At roughly 2:06PM CDT our Azure Application Gateway started having connectivitiy issues to our backend Azure application. This made it decide that our application was offline and started responding with 502 errors.
Note: This was only impacting the Retrace website user interface, and not several API applications we serve. All APM, errors, logs, and APM data was still being ingested.
As soon as our monitoring alerted us of the issue we quickly identified that our application was working fine and it was more of an internet traffic routing issue. We changed our DNS to bypass the gateway but that caused the custom dashboards feature in Retrace not to be available. We also disabled proxying traffic through CloudFlare.

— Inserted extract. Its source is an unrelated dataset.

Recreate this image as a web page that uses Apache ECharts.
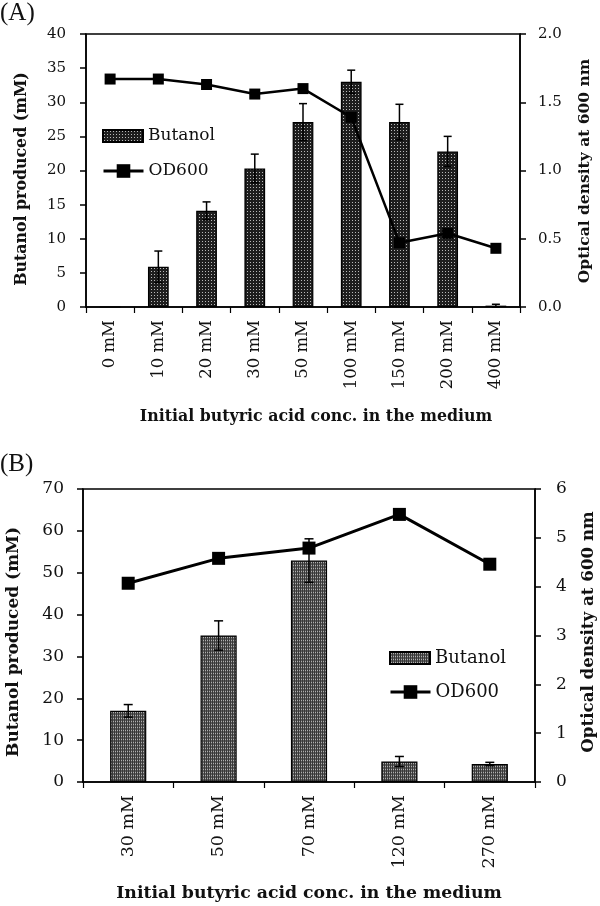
<!DOCTYPE html>
<html><head><meta charset="utf-8">
<script src="https://cdn.jsdelivr.net/npm/echarts@6/dist/echarts.min.js"></script>
<style>html,body{margin:0;padding:0;background:#fff}#c{width:600px;height:906px}</style>
</head><body><div id="c"></div><script>
// ---------- Data ----------
const catA = ['0 mM','10 mM','20 mM','30 mM','50 mM','100 mM','150 mM','200 mM','400 mM'];
const butanolA = [0, 5.9, 14.1, 20.3, 27.1, 33.0, 27.1, 22.8, 0.2];
const butanolErrA = [0, 2.3, 1.3, 2.1, 2.7, 1.7, 2.6, 2.2, 0.2];
const odA = [1.67, 1.67, 1.63, 1.56, 1.60, 1.39, 0.47, 0.54, 0.43];
const leftTicksA = [0, 5, 10, 15, 20, 25, 30, 35, 40];
const rightTicksA = [0.0, 0.5, 1.0, 1.5, 2.0];

const catB = ['30 mM','50 mM','70 mM','120 mM','270 mM'];
const butanolB = [17.0, 35.0, 52.9, 4.9, 4.3];
const butanolErrB = [1.5, 3.5, 5.2, 1.2, 0.4];
const odB = [4.07, 4.58, 4.79, 5.48, 4.46];
const leftTicksB = [0, 10, 20, 30, 40, 50, 60, 70];
const rightTicksB = [0, 1, 2, 3, 4, 5, 6];

// ---------- Patterns ----------
function makePattern(w, h, bg, pts) {
  const c = document.createElement('canvas');
  c.width = w; c.height = h;
  const g = c.getContext('2d');
  g.fillStyle = bg; g.fillRect(0, 0, w, h);
  pts.forEach(p => { g.fillStyle = p[2]; g.fillRect(p[0], p[1], 1, 1); });
  return { image: c, repeat: 'repeat' };
}
const patA = makePattern(3, 3, '#1e1e1e', [[1, 1, '#b8b8b8']]);
const patB = makePattern(2, 3, '#383838', [[1, 0, '#5e5e5e'], [1, 1, '#b0b0b0'], [1, 2, '#5e5e5e']]);

const FONT = '"DejaVu Serif", serif';

function errData(vals, errs) {
  const out = [];
  vals.forEach((v, i) => { if (errs[i] > 0) out.push([i, Math.max(0, v - errs[i]), v + errs[i]]); });
  return out;
}
function errRender(capHalf) {
  return function (params, api) {
    const x = api.value(0);
    const lo = api.coord([x, api.value(1)]);
    const hi = api.coord([x, api.value(2)]);
    const st = { stroke: '#000', lineWidth: 1.5 };
    return { type: 'group', children: [
      { type: 'line', shape: { x1: lo[0], y1: lo[1], x2: hi[0], y2: hi[1] }, style: st },
      { type: 'line', shape: { x1: hi[0] - capHalf, y1: hi[1], x2: hi[0] + capHalf, y2: hi[1] }, style: st },
      { type: 'line', shape: { x1: lo[0] - capHalf, y1: lo[1], x2: lo[0] + capHalf, y2: lo[1] }, style: st }
    ]};
  };
}
function yAxis(ticks, gridIndex, pos, fs, margin, fmt) {
  return {
    type: 'value', gridIndex, position: pos,
    min: ticks[0], max: ticks[ticks.length - 1], interval: ticks[1] - ticks[0],
    splitLine: { show: false },
    axisLine: { show: true, lineStyle: { color: '#000', width: 1.5 } },
    axisTick: { show: true, length: 6, lineStyle: { color: '#000', width: 1.5 } },
    axisLabel: { color: '#111', fontFamily: FONT, fontSize: fs, margin, formatter: fmt }
  };
}
function xAxis(cats, gridIndex, fs) {
  return {
    type: 'category', gridIndex, data: cats, boundaryGap: true,
    axisLine: { show: true, lineStyle: { color: '#000', width: 1.5 } },
    axisTick: { show: true, length: 6, alignWithLabel: false, lineStyle: { color: '#000', width: 1.2 } },
    axisLabel: { interval: 0, rotate: 90, margin: 13, color: '#111', fontFamily: FONT, fontSize: fs }
  };
}
function title(text, x, y, fs, rot) {
  return { type: 'text', x, y, rotation: rot ? Math.PI / 2 : 0,
    style: { text, fill: '#111', font: 'bold ' + fs + 'px ' + FONT, textAlign: 'center', textVerticalAlign: 'middle' } };
}
function legend(name, left, top, ih, fs, icon) {
  return { left, top, padding: 0, itemWidth: 40, itemHeight: ih, icon,
    data: [name], formatter: n => n.split('#')[0],
    lineStyle: { width: 3, color: '#000' },
    textStyle: { fontFamily: FONT, fontSize: fs, color: '#111', lineHeight: 18 } };
}

const chart = echarts.init(document.getElementById('c'), null, { renderer: 'canvas' });
chart.setOption({
  animation: false,
  backgroundColor: '#fff',
  grid: [
    { left: 86, width: 434, top: 34, height: 273, show: true, borderColor: '#000', borderWidth: 1.5, backgroundColor: 'transparent' },
    { left: 83, width: 452, top: 489, height: 293, show: true, borderColor: '#000', borderWidth: 1.5, backgroundColor: 'transparent' }
  ],
  xAxis: [ xAxis(catA, 0, 16.5), xAxis(catB, 1, 17.5) ],
  yAxis: [
    yAxis(leftTicksA, 0, 'left', 15, 20),
    yAxis(rightTicksA, 0, 'right', 15, 18, v => v.toFixed(1)),
    yAxis(leftTicksB, 1, 'left', 17, 19),
    yAxis(rightTicksB, 1, 'right', 17, 21)
  ],
  legend: [
    legend('Butanol#A', 102, 127, 12, 17, 'rect'),
    legend('OD600#A', 102, 162, 17, 17),
    legend('Butanol#B', 389, 649, 12, 18, 'rect'),
    legend('OD600#B', 389, 683, 17, 18)
  ],
  series: [
    { name: 'Butanol#A', type: 'bar', xAxisIndex: 0, yAxisIndex: 0, data: butanolA, barWidth: '43%',
      itemStyle: { color: patA, borderColor: '#000', borderWidth: 1.2 } },
    { name: 'errA', type: 'custom', xAxisIndex: 0, yAxisIndex: 0, data: errData(butanolA, butanolErrA),
      encode: { x: 0, y: [1, 2] }, renderItem: errRender(4), z: 5 },
    { name: 'OD600#A', type: 'line', xAxisIndex: 0, yAxisIndex: 1, data: odA,
      symbol: 'rect', symbolSize: 11, lineStyle: { color: '#000', width: 2.5 },
      itemStyle: { color: '#000' }, z: 6 },
    { name: 'Butanol#B', type: 'bar', xAxisIndex: 1, yAxisIndex: 2, data: butanolB, barWidth: '40%',
      itemStyle: { color: patB, borderColor: '#000', borderWidth: 1.2 } },
    { name: 'errB', type: 'custom', xAxisIndex: 1, yAxisIndex: 2, data: errData(butanolB, butanolErrB),
      encode: { x: 0, y: [1, 2] }, renderItem: errRender(4.5), z: 5 },
    { name: 'OD600#B', type: 'line', xAxisIndex: 1, yAxisIndex: 3, data: odB,
      symbol: 'rect', symbolSize: 13, lineStyle: { color: '#000', width: 3 },
      itemStyle: { color: '#000' }, z: 6 }
  ],
  graphic: [
    { type: 'text', x: 0, y: 1, style: { text: '(A)', fill: '#111', font: '25px "Liberation Serif", serif' } },
    { type: 'text', x: 0, y: 452, style: { text: '(B)', fill: '#111', font: '25px "Liberation Serif", serif' } },
    title('Initial butyric acid conc. in the medium', 316, 417, 15.8, false),
    title('Butanol produced (mM)', 22, 179, 15.8, true),
    title('Optical density at 600 nm', 585, 171, 15.5, true),
    title('Initial butyric acid conc. in the medium', 309, 894, 17.3, false),
    title('Butanol produced (mM)', 14, 642, 17, true),
    title('Optical density at 600 nm', 589, 632, 16.7, true)
  ]
});
</script></body></html>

After about 30 minutes, the gateways started working again and we changed the DNS back to using the gateway. This fully restored functionality of custom dashboards.
We also saw problems in our QA environment and issues with our Retrace monitoring agents reporting data to our staging environment. All of which were different but similar internet access/traffic routing types of problems.
After further research we believe the root cause was CloudFlare. We have also discovered that CloudFlare has had some networking issues today and they have a status page up about issues on their end. Stackify uses Cloudflare to proxy our traffic for CDN and performance issues. Intermittance in CloudFlare was the likely root cause of today’s problem. One of the steps we did during the outage was disabling CloudFlare’s proxy feature.
We were using CloudFlare’s traffic proxying in some places that we don’t necessarily need it. We have disabled that going forward.